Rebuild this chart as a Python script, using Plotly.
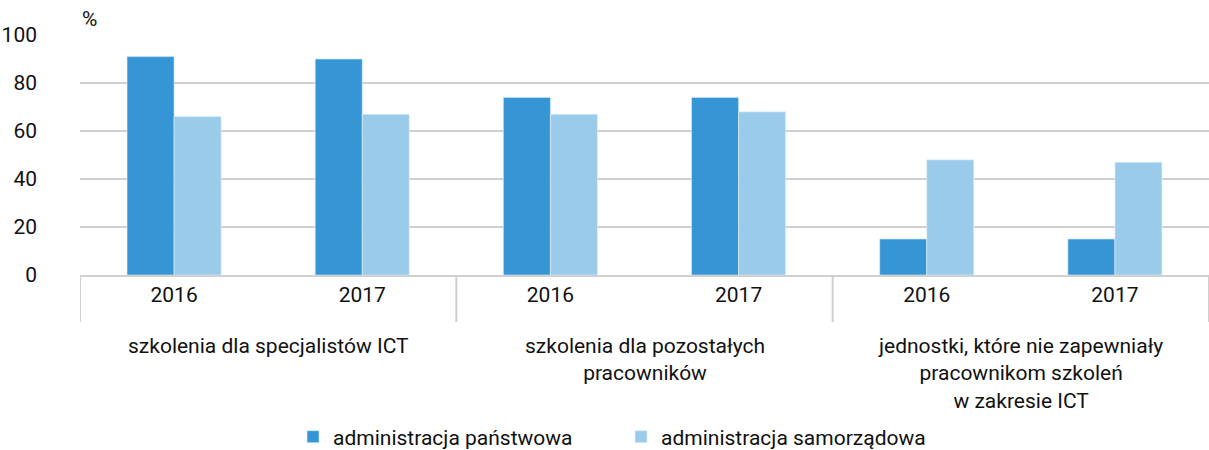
import plotly.graph_objects as go

groups = ["szkolenia dla specjalistów ICT",
          "szkolenia dla pozostałych<br>pracowników",
          "jednostki, które nie zapewniały<br>pracownikom szkoleń<br>w zakresie ICT"]
years = ["2016", "2017", "2016", "2017", "2016", "2017"]
panstwowa = [91, 90, 74, 74, 15, 15]
samorzadowa = [66, 67, 67, 68, 48, 47]
y_ticks = [0, 20, 40, 60, 80, 100]

FONT = "Roboto, sans-serif"
FS = 21
x = list(range(len(years)))

fig = go.Figure()
fig.add_trace(go.Bar(x=x, y=panstwowa, name="administracja państwowa",
                     marker=dict(color="#3595d5", line=dict(width=0.6, color="#d8ecf9"))))
fig.add_trace(go.Bar(x=x, y=samorzadowa, name="administracja samorządowa",
                     marker=dict(color="#9acbea", line=dict(width=0.6, color="#e6f2fb"))))

fig.update_layout(
    width=1209, height=450,
    margin=dict(l=80, r=0, t=35, b=175, autoexpand=False),
    barmode="group", bargap=0.5, bargroupgap=0,
    plot_bgcolor="white", paper_bgcolor="white",
    font=dict(family=FONT, size=FS, color="#111111"),
    legend=dict(orientation="h", x=0.1887, xanchor="left", y=-0.675, yanchor="middle",
                font=dict(size=FS), traceorder="normal", entrywidth=283,
                entrywidthmode="pixels", itemwidth=30),
    showlegend=True,
)
fig.update_xaxes(range=[-0.5, 5.5], tickmode="array", tickvals=x, ticktext=years,
                 showgrid=False, zeroline=False, showline=True, linecolor="#d0d0d0",
                 linewidth=2, ticks="", tickfont=dict(size=FS), automargin=False)
fig.update_yaxes(range=[0, 100], tickmode="array", tickvals=y_ticks,
                 showgrid=True, gridcolor="#d0d0d0", gridwidth=1.5,
                 zeroline=False, showline=False, ticks="",
                 ticklabelstandoff=42, tickfont=dict(size=FS), automargin=False)

for xv in [-0.5, 1.5, 3.5, 5.5]:
    fig.add_shape(type="line", xref="x", yref="paper", x0=xv, x1=xv, y0=0, y1=-0.196,
                  line=dict(color="#d0d0d0", width=2))

for i, g in enumerate(groups):
    fig.add_annotation(x=2 * i + 0.5, y=-0.238, xref="x", yref="paper", text=g,
                       showarrow=False, yanchor="top", align="center",
                       font=dict(size=FS))

fig.add_annotation(x=0, y=1.0, xref="paper", yref="paper", text="%", showarrow=False,
                   xanchor="left", yanchor="bottom", yshift=2, font=dict(size=FS))

fig.write_html("out.html", config={"displayModeBar": False},
               post_script="document.body.style.margin='0';document.body.style.overflow='hidden';")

========================

TASK DESCRIPTION: Starting at the first line of the material, output exactly the lines up to and including the one with "import plotly.graph_objects as go". Do not include the pictures.

TASK OUTPUT:
Rebuild this chart as a Python script, using Plotly.
import plotly.graph_objects as go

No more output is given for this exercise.